Selain itu ia juga mengapresiasi sikap Pemerintah Australia yang tanggap untuk mengkalrifikasi hal tersebut. "Pernyataan pemerintah  Australia sebagai respon atas pernyatan Presiden SBY cukup melegakan sembari tetap bertanya dengan hati-hati, apakah ada pihak lain yang diduga terlibat," imbuhnya.

Hal senada juga diungkapkan Wakil KPK lainnya Adnan Pandu Praja. Ia juga mengapresiasi pernyataan Presiden SBY yang meminta KPK untuk bekerjasama dengan pemerintah Australia untuk menyelidiki hal tersebut. Senada dengan koleganya Bambang, Adnan juga berharap Pemerintah Australia bisa memberikan data mengenai dugaan korupsi percetakaan uang.

"Pertama terima kasih atas kepercayaan SBY kepada KPK. Dan kedua tentu akan ditindak lanjuti. Semoga otoritas Australia bisa kasih bahan-bahan agar lebih cepat bisa ditelaah." ujar Adnan dalam pesan singkatnya.

Adnan juga menyatakan, walaupun kasus ini sudah terjadi pada 1999 silam, tetapi pihaknya memastikan bisa menyelidiki kasus tersebut.
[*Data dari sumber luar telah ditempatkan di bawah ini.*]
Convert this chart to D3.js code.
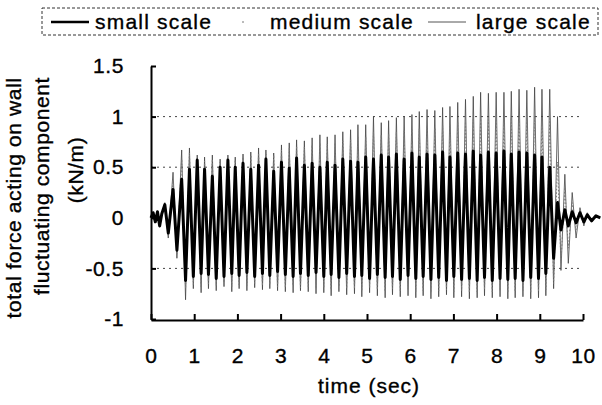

Ia memberikan contoh terhadap kasus BCA yang menjerat Ketua BPK Hadi Purnomo.

"Apakah kasus korupsi ini sudah menjadi perhatian KPK sebelumnya, jika pada tahun 1999 telah terjadi tindak pidana korupsi saat rupiah dicetak di negara Australia. Contohnya KPK pernah mengungkap yang sudah lampau di bank BCA," jelas Adnan.

Kaus BCA sendiri memang terjadi pada 2003. Ketika itu, Hadi Purnomo yang menjabat Direktur Jenderal (Dirjen) Pajak Kemenkeu pada 2003-2004, diduga menyalahgunakan wewenangnya. Modus yang dilakukan Hadi yaitu dengan memerintahkan anak buahnya, Direktur PPH, agar mengubah simpulan risalah kajian keberatan atas transaksi non-performing loan (NPL) atau kredit macet sebesar Rp 5,7 triliun dari ´ditolak´ menjadi ´diterima´. Akibatnya, uang setoran pajak Rp 375 miliar yang seharusnya masuk ke kas negara (Ditjen Pajak) tidak terjadi.
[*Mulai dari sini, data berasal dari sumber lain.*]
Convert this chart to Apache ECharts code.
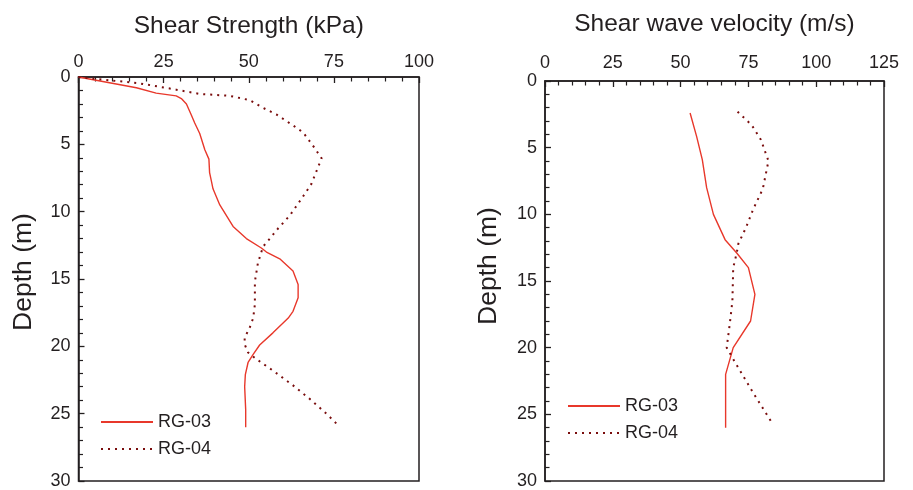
<!DOCTYPE html>
<html>
<head>
<meta charset="utf-8">
<script src="https://cdn.jsdelivr.net/npm/echarts@6/dist/echarts.min.js"></script>
<style>
html,body{margin:0;padding:0;background:#fff;}
#chart{width:913px;height:490px;}
</style>
</head>
<body>
<div id="chart"></div>
<script>
// Left panel: Shear Strength (kPa) vs Depth (m)
var ssRG03Depth = [0, 0.8, 1.2, 1.4, 1.6, 2.0, 2.8, 3.4, 4.2, 5.4, 6.1, 7.1, 7.7, 8.3, 9.5, 11.1, 12.0, 12.7, 13.0, 13.5, 14.4, 15.4, 16.4, 17.4, 17.9, 19.0, 19.9, 20.6, 21.2, 22.1, 23.0, 24.7, 26.0];
var ssRG03Value = [0, 17.0, 22.8, 28.7, 30.2, 31.7, 33.1, 34.1, 35.6, 37.1, 38.3, 38.5, 39.0, 39.5, 41.5, 45.4, 49.3, 53.7, 55.2, 59.1, 63.0, 64.5, 64.5, 63.0, 61.6, 57.1, 53.2, 51.3, 49.8, 49.0, 48.8, 49.1, 49.1];
var ssRG04Depth = [0, 0.15, 0.27, 0.44, 0.64, 0.94, 1.26, 1.35, 1.4, 1.72, 2.29, 2.78, 3.59, 4.13, 5.11, 6.04, 7.94, 9.04, 10.27, 11.25, 12.0, 12.6, 13.8, 15.2, 16.9, 17.9, 18.6, 19.35, 19.85, 20.46, 20.96, 21.8, 22.9, 23.9, 25.0, 25.75];
var ssRG04Value = [0, 5.2, 10.1, 17.0, 21.9, 28.7, 35.6, 41.5, 44.4, 50.3, 54.2, 58.1, 63.0, 66.0, 68.9, 71.4, 68.4, 65.5, 62.1, 58.6, 56.2, 54.2, 52.7, 51.8, 51.8, 51.3, 50.3, 48.8, 48.8, 49.8, 52.3, 57.1, 63.0, 67.9, 72.8, 75.8];

// Right panel: Shear wave velocity (m/s) vs Depth (m)
var vsRG03Depth = [2.4, 4.15, 5.9, 8.0, 10.0, 11.9, 12.9, 14.0, 16.0, 18.0, 20.0, 22.0, 26.0];
var vsRG03Value = [53.5, 55.9, 58.0, 59.6, 62.1, 66.4, 70.7, 75.0, 77.4, 75.8, 69.4, 66.6, 66.6];
var vsRG04Depth = [2.3, 3.3, 4.4, 6.0, 8.1, 9.6, 11.0, 12.2, 12.9, 14.0, 16.5, 18.1, 20.0, 21.1, 23.4, 25.8];
var vsRG04Value = [71.0, 76.2, 79.6, 82.4, 80.3, 76.8, 74.1, 71.3, 70.7, 69.4, 69.1, 68.2, 67.0, 70.1, 76.8, 84.2];

var seriesNames = ['RG-03', 'RG-04'];
var xTitles = ['Shear Strength (kPa)', 'Shear wave velocity (m/s)'];
var yTitle = 'Depth (m)';
var xMax = [100, 125];
var xInterval = 25;
var depthMax = 30;
var depthInterval = 5;

function pairs(vals, depths) {
  return vals.map(function (v, i) { return [v, depths[i]]; });
}

var FONT = '"Liberation Sans", Arial, Helvetica, sans-serif';
var AX = '#231f20';
var RED = '#e8382b';
var DARK = '#7a0d0d';

function xAxisCfg(idx, gap, margin) {
  return {
    gridIndex: idx, type: 'value', position: 'top',
    min: 0, max: xMax[idx], interval: xInterval,
    name: xTitles[idx], nameLocation: 'middle', nameGap: gap,
    nameTextStyle: { fontSize: 24.5, color: AX, fontFamily: FONT },
    axisLine: { show: true, onZero: false, lineStyle: { color: AX, width: 1.5 } },
    axisTick: { show: true, inside: true, length: 6, lineStyle: { color: AX, width: 1.3 } },
    minorTick: { show: true, splitNumber: 5, length: 4.5, lineStyle: { color: AX, width: 1.2 } },
    axisLabel: { fontSize: 18, color: AX, fontFamily: FONT, margin: margin },
    splitLine: { show: false }
  };
}
function yAxisCfg(idx, gap, shift) {
  return {
    gridIndex: idx, type: 'value', inverse: true,
    min: 0, max: depthMax, interval: depthInterval,
    name: yTitle, nameLocation: 'middle', nameGap: gap, nameRotate: 90,
    nameTextStyle: { fontSize: 26.5, color: AX, fontFamily: FONT, padding: [0, 0, 0, shift] },
    axisLine: { show: true, onZero: false, lineStyle: { color: AX, width: 1.5 } },
    axisTick: { show: true, inside: true, length: 6, lineStyle: { color: AX, width: 1.3 } },
    minorTick: { show: true, splitNumber: 5, length: 4.5, lineStyle: { color: AX, width: 1.2 } },
    axisLabel: { fontSize: 18, color: AX, fontFamily: FONT, margin: 8 },
    splitLine: { show: false }
  };
}
function solid(name, x, data) {
  return { name: name, type: 'line', xAxisIndex: x, yAxisIndex: x, data: data,
    symbol: 'none', smooth: false, animation: false, z: 3,
    lineStyle: { color: RED, width: 1.4 }, itemStyle: { color: RED } };
}
function dotted(name, x, data) {
  return { name: name, type: 'line', xAxisIndex: x, yAxisIndex: x, data: data,
    symbol: 'none', smooth: false, animation: false, z: 3,
    lineStyle: { color: DARK, width: 2, type: [2, 5] }, itemStyle: { color: DARK } };
}
function legendCfg(left, top) {
  return {
    left: left, top: top, orient: 'vertical', data: seriesNames,
    itemWidth: 52, itemHeight: 20, itemGap: 7, selectedMode: false,
    itemStyle: { opacity: 0 },
    textStyle: { fontSize: 18, color: AX, fontFamily: FONT, lineHeight: 20 }
  };
}

var chart = echarts.init(document.getElementById('chart'), null, { renderer: 'canvas' });
chart.setOption({
  backgroundColor: '#ffffff',
  animation: false,
  textStyle: { fontFamily: FONT },
  grid: [
    { left: 78.5, top: 77, width: 340.5, height: 407, show: true, borderColor: AX, borderWidth: 1.5, containLabel: false, z: 0 },
    { left: 545, top: 81, width: 339, height: 403, show: true, borderColor: AX, borderWidth: 1.5, containLabel: false, z: 0 }
  ],
  legend: [legendCfg(95, 407), legendCfg(562, 391)],
  xAxis: [xAxisCfg(0, 38, 6), xAxisCfg(1, 44, 9)],
  yAxis: [yAxisCfg(0, 41, 14), yAxisCfg(1, 43, 30)],
  series: [
    solid(seriesNames[0], 0, pairs(ssRG03Value, ssRG03Depth)),
    dotted(seriesNames[1], 0, pairs(ssRG04Value, ssRG04Depth)),
    solid(seriesNames[0], 1, pairs(vsRG03Value, vsRG03Depth)),
    dotted(seriesNames[1], 1, pairs(vsRG04Value, vsRG04Depth))
  ]
});
</script>
</body>
</html>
Pemerintah Australia sendiri melalui kedutaan besarnya di Jakarta sudah membantah beredarnya kabar yang menyebut keterlibatan Presiden Susilo Bambang Yudhoyono dan Megawati Soekarnoputri dalam kasus pencetakan uang (securency). Kasus tersebut dikabarkan melibatkan sejumlah tokoh politik di Asia Pasifik, sebagaimana diberitakan Wikileaks.
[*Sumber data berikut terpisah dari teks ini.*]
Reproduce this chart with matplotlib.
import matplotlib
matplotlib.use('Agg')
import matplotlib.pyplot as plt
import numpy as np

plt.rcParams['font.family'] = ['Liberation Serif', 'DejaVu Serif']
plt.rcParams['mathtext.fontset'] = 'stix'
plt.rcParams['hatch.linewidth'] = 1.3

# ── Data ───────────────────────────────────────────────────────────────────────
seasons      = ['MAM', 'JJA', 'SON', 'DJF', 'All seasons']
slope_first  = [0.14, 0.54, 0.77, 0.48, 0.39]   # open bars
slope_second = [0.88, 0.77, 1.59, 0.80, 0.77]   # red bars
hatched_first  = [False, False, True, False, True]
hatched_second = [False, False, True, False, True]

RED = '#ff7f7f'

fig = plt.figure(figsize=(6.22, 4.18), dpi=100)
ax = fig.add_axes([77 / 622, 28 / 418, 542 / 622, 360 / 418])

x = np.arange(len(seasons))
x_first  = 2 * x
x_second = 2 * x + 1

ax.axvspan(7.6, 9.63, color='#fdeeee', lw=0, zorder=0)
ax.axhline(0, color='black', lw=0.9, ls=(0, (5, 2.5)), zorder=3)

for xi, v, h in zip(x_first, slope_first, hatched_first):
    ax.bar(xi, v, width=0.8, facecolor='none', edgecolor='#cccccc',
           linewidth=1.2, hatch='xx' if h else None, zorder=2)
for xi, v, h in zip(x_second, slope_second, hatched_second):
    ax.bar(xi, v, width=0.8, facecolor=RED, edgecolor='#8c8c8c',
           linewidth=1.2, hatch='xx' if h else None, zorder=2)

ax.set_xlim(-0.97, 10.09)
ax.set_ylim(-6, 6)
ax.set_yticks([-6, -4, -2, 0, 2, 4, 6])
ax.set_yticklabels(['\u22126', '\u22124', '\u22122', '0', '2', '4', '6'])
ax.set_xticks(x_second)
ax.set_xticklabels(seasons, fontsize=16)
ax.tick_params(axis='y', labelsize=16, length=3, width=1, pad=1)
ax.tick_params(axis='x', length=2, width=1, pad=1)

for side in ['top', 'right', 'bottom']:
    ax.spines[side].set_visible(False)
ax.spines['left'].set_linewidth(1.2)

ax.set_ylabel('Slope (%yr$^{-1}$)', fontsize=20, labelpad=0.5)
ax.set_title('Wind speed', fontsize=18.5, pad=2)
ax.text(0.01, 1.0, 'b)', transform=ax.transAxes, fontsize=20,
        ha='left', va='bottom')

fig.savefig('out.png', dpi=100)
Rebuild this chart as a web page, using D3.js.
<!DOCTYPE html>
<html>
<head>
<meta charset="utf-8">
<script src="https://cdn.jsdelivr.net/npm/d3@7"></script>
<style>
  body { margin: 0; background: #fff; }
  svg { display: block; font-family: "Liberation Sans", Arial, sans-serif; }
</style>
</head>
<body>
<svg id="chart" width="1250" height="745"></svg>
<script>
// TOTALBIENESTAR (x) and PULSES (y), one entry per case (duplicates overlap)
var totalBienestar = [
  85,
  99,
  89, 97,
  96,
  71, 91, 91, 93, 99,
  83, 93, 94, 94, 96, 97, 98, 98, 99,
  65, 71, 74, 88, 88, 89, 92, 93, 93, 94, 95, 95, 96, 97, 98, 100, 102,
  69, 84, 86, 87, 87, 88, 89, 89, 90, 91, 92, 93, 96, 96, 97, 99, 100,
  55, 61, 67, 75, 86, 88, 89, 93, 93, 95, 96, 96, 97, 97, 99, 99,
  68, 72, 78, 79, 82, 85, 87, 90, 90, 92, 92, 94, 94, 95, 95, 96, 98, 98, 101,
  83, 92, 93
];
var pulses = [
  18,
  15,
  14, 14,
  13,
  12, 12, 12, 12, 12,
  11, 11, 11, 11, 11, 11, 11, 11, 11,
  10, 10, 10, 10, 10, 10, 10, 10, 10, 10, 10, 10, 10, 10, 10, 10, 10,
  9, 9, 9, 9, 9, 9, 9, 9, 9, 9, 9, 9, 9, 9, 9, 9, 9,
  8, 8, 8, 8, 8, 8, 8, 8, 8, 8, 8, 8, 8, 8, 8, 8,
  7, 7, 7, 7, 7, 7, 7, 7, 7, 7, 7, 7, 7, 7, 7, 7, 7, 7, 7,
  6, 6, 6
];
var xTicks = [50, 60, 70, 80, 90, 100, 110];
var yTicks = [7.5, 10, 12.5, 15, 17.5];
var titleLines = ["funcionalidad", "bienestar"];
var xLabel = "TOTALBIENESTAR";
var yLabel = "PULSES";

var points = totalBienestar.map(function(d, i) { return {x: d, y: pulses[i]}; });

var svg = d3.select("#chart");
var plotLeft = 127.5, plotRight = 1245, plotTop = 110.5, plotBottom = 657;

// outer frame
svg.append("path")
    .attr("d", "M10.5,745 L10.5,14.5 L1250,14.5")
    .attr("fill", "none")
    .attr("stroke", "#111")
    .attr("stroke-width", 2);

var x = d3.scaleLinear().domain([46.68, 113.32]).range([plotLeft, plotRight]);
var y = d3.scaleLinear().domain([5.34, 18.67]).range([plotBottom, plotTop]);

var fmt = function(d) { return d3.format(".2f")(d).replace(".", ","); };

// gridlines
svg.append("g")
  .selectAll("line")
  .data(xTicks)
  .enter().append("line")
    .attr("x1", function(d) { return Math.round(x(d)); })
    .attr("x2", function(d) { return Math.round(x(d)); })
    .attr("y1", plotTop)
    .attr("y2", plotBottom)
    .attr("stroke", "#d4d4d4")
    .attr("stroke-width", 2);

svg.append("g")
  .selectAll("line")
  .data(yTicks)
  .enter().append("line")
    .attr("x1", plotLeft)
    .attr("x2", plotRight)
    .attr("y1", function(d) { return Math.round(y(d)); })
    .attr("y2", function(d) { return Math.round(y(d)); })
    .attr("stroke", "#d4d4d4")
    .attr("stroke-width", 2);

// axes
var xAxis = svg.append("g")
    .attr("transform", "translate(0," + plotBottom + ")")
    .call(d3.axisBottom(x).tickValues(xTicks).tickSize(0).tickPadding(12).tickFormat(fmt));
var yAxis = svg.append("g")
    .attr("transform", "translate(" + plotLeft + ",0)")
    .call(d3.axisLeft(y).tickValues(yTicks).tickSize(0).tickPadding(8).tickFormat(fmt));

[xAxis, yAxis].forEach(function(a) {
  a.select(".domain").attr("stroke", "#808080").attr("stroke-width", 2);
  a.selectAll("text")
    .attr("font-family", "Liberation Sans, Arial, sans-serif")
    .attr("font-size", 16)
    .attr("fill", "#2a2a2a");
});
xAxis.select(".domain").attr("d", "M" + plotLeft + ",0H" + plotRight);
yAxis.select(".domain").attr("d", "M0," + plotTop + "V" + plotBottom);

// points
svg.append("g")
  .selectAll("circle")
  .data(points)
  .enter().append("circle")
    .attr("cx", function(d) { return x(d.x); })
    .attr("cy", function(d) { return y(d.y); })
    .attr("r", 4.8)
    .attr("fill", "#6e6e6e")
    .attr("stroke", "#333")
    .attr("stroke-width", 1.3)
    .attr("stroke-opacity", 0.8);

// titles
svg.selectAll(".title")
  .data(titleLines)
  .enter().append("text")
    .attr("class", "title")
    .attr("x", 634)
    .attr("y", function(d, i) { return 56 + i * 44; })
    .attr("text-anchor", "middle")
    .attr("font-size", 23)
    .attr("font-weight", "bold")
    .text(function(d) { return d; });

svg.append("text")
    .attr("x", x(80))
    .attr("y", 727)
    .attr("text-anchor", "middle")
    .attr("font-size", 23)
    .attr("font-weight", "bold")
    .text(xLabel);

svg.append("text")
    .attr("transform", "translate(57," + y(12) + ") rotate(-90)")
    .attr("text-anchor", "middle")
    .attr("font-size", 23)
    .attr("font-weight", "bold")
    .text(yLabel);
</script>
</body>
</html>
Dalam siaran persnya, Kamis (31/7), Kedubes Australia mengakui adanya perintah pencegahan penyebarluasan informasi yang bisa memberi kesan keterlibatan tokoh politik senior tertentu dalam korupsi di kawasan Asia Pasifik. Namun Kedubes Australia di Jakarta menegaskan, Presiden (SBY, red) dan mantan Presiden Indonesia (Megawati Soekarnoputri, red) bukan pihak yang terlibat dalam proses pengadilan securency.

"Pemerintah Australia menekankan bahwa presiden dan mantan presiden RI bukan pihak yang terlibat dalam proses pengadilan securency," begitu pernyataan pers Kedubes Australia yang dikutip Gresnews.com Jumat (1/8).